There are too many timeless moments, scenes, and dialogue in this movie to summarize here. Possibly the best line of the movie….”You’re killing me Smalls”….can be found on T-Shirts in just about any Target or Wal-Mart you want. The exchange of insults between the Sandlot kids and a group of uppity kids with actual baseball uniforms is tremendously funny. The scene where Squints feigns drowning so that he can get mouth to mouth resuscitation from lifeguard Wendy Peffercorn is one of the most iconic scenes in any baseball movie ever. Plus, the movie taught many of us what Smores were, the dangers of chewing tobacco while riding rides at a carnival, the legend of PF Flyers, and reminded us all of just how awesome a holiday the 4th of July was when we were kids and did not have the weight of our own little worlds on our shoulders. In fact, that is one of the facets of The Sandlot that makes it so exceptional. You can watch it with your kids and it will mean one thing to them, but will likely remind you of a simpler, and more innocent, time when time was all we had and that was a good thing.

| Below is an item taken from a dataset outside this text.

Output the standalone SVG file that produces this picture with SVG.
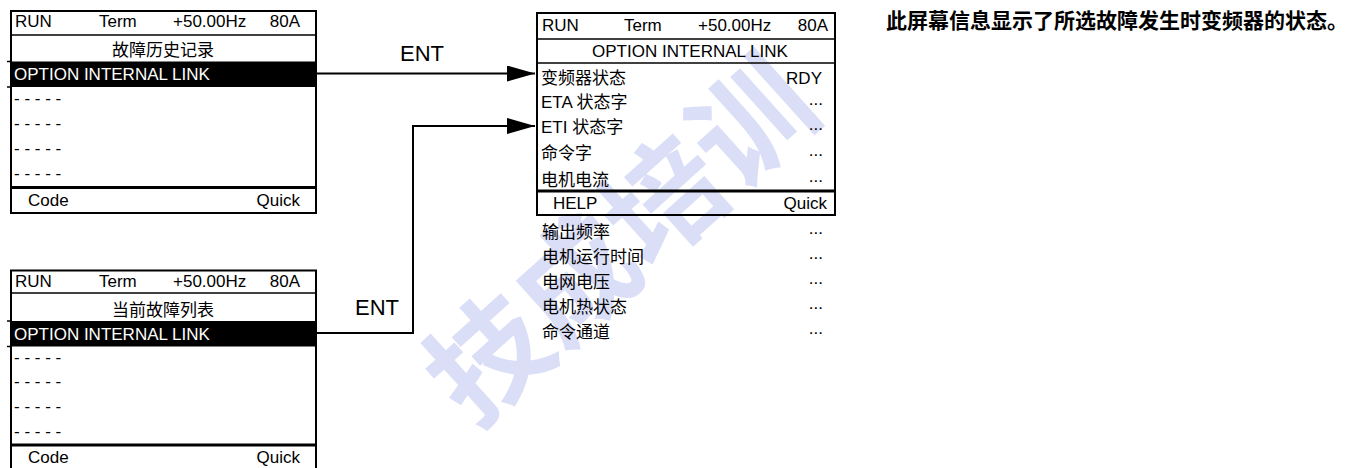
<svg xmlns="http://www.w3.org/2000/svg" width="1364" height="468" viewBox="0 0 1364 468">
<defs>
<style>
.t{font-family:"Liberation Sans","Noto Sans CJK SC",Arial,sans-serif;font-size:17px;fill:#000}
.c{font-family:"Noto Sans CJK SC","Liberation Sans",sans-serif;font-size:17px;fill:#000}
.w{fill:#fff}
.e{text-anchor:end}
.m{text-anchor:middle}
.frame{fill:none;stroke:#000;stroke-width:2}
.thin{stroke:#000;stroke-width:1.5}
.thick{stroke:#000;stroke-width:3}
.conn{fill:none;stroke:#000;stroke-width:2}
.lbl{font-family:"Liberation Sans",Arial,sans-serif;font-size:22px;fill:#000}
.wm{font-family:"Noto Sans CJK SC",sans-serif;font-size:118px;font-weight:700;fill:#dadef7;text-anchor:middle}
</style>
<marker id="ah" markerUnits="userSpaceOnUse" markerWidth="28" markerHeight="16" refX="28" refY="8" orient="auto">
<path d="M0,0 L28,8 L0,16 Z" fill="#000"/>
</marker>
</defs>
<rect width="1364" height="468" fill="#fff"/>

<g id="watermark">
<text class="wm" x="0" y="51" transform="translate(615,234) rotate(-42)">技成培训</text>
</g>

<g id="screen-history">
<rect x="11" y="11" width="305" height="202" fill="#fff"/>
<rect class="frame" x="11" y="11" width="305" height="202"/>
<line class="thin" x1="11" y1="35" x2="316" y2="35"/>
<rect x="11" y="61.5" width="305" height="25.5" fill="#000"/>
<line class="thin" x1="7" y1="61.5" x2="11" y2="61.5"/>
<line class="thin" x1="7" y1="87" x2="11" y2="87"/>
<line class="thick" x1="11" y1="187.5" x2="316" y2="187.5"/>
<text class="t" x="15" y="27">RUN</text>
<text class="t" x="99" y="27">Term</text>
<text class="t" x="173" y="27">+50.00Hz</text>
<text class="t e" x="300" y="27">80A</text>
<text class="c m" x="163" y="56">故障历史记录</text>
<text class="t w" x="14" y="80">OPTION INTERNAL LINK</text>
<text class="t" x="14" y="104">- - - - -</text>
<text class="t" x="14" y="129">- - - - -</text>
<text class="t" x="14" y="154">- - - - -</text>
<text class="t" x="14" y="179">- - - - -</text>
<text class="t" x="28" y="205.5">Code</text>
<text class="t e" x="300" y="205.5">Quick</text>
</g>

<g id="screen-current">
<rect x="11" y="270.5" width="305" height="198" fill="#fff"/>
<path class="frame" d="M11,468 V270.5 H316 V468"/>
<line class="thin" x1="11" y1="293" x2="316" y2="293"/>
<rect x="11" y="321" width="305" height="25.5" fill="#000"/>
<line class="thin" x1="7" y1="321" x2="11" y2="321"/>
<line class="thin" x1="7" y1="346.5" x2="11" y2="346.5"/>
<line class="thick" x1="11" y1="445" x2="316" y2="445"/>
<text class="t" x="15" y="286.5">RUN</text>
<text class="t" x="99" y="286.5">Term</text>
<text class="t" x="173" y="286.5">+50.00Hz</text>
<text class="t e" x="300" y="286.5">80A</text>
<text class="c m" x="163" y="315.5">当前故障列表</text>
<text class="t w" x="14" y="339.5">OPTION INTERNAL LINK</text>
<text class="t" x="14" y="363">- - - - -</text>
<text class="t" x="14" y="387">- - - - -</text>
<text class="t" x="14" y="412">- - - - -</text>
<text class="t" x="14" y="437">- - - - -</text>
<text class="t" x="28" y="463">Code</text>
<text class="t e" x="300" y="463">Quick</text>
</g>

<g id="screen-detail">
<rect class="frame" x="537" y="13" width="298" height="202"/>
<line class="thin" x1="537" y1="39" x2="835" y2="39"/>
<line class="thin" x1="537" y1="63" x2="835" y2="63"/>
<line class="thick" x1="537" y1="191" x2="835" y2="191"/>
<text class="t" x="542" y="31">RUN</text>
<text class="t" x="624" y="31">Term</text>
<text class="t" x="698" y="31">+50.00Hz</text>
<text class="t e" x="828" y="31">80A</text>
<text class="t m" x="690" y="56.5">OPTION INTERNAL LINK</text>
<text class="c" x="541" y="84">变频器状态</text>
<text class="t e" x="822" y="83.5">RDY</text>
<text class="t" x="541" y="107.5">ETA 状态字</text>
<text class="t e" x="823" y="104.5">...</text>
<text class="t" x="541" y="133">ETI 状态字</text>
<text class="t e" x="823" y="129.5">...</text>
<text class="c" x="541" y="159">命令字</text>
<text class="t e" x="823" y="155.5">...</text>
<text class="c" x="541" y="186">电机电流</text>
<text class="t e" x="823" y="182">...</text>
<text class="t" x="553" y="208.5">HELP</text>
<text class="t e" x="827" y="208.5">Quick</text>
</g>

<g id="detail-list">
<text class="c" x="542" y="238">输出频率</text>
<text class="t e" x="823" y="234">...</text>
<text class="c" x="542" y="263">电机运行时间</text>
<text class="t e" x="823" y="259">...</text>
<text class="c" x="542" y="288">电网电压</text>
<text class="t e" x="823" y="284">...</text>
<text class="c" x="542" y="313">电机热状态</text>
<text class="t e" x="823" y="309">...</text>
<text class="c" x="542" y="338">命令通道</text>
<text class="t e" x="823" y="334">...</text>
</g>

<g id="note">
<text class="c" x="886" y="28" style="font-size:21px;font-weight:700">此屏幕信息显示了所选故障发生时变频器的状态。</text>
</g>

<g id="connectors">
<line class="conn" x1="316" y1="73.5" x2="535" y2="73.5" marker-end="url(#ah)"/>
<path class="conn" d="M316,333 H413 V126 H535" marker-end="url(#ah)"/>
<text class="lbl m" x="422" y="60.5">ENT</text>
<text class="lbl m" x="377" y="315">ENT</text>
</g>
</svg>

As far as the cast is concerned, the kids were all excellent but the star power was on the adult side of things with Karen Allen and Dennis Leary playing Scott’s parents and the incomparable James Earl Jones playing Mr. Mertle, who turns out to be a former baseball player who played with the Great Bambino and who saves Scott’s bacon in the end. Similar to Scott Pilgrim Vs The World from last week, The Sandlot has become somewhat of a cult classic, really hitting its stride after it was released on home video and more people got to see it. It is a charming, coming-of-age movie that showcases the purity of childhood and baseball and tells a really fun and entertaining story along the way. There have been some largely forgettable sequels that seemed to try way too hard to capture the magic of the original. That issue aside, if you are looking for an excellent baseball movie with a lighter theme, The Sandlot will leave you quite satisfied.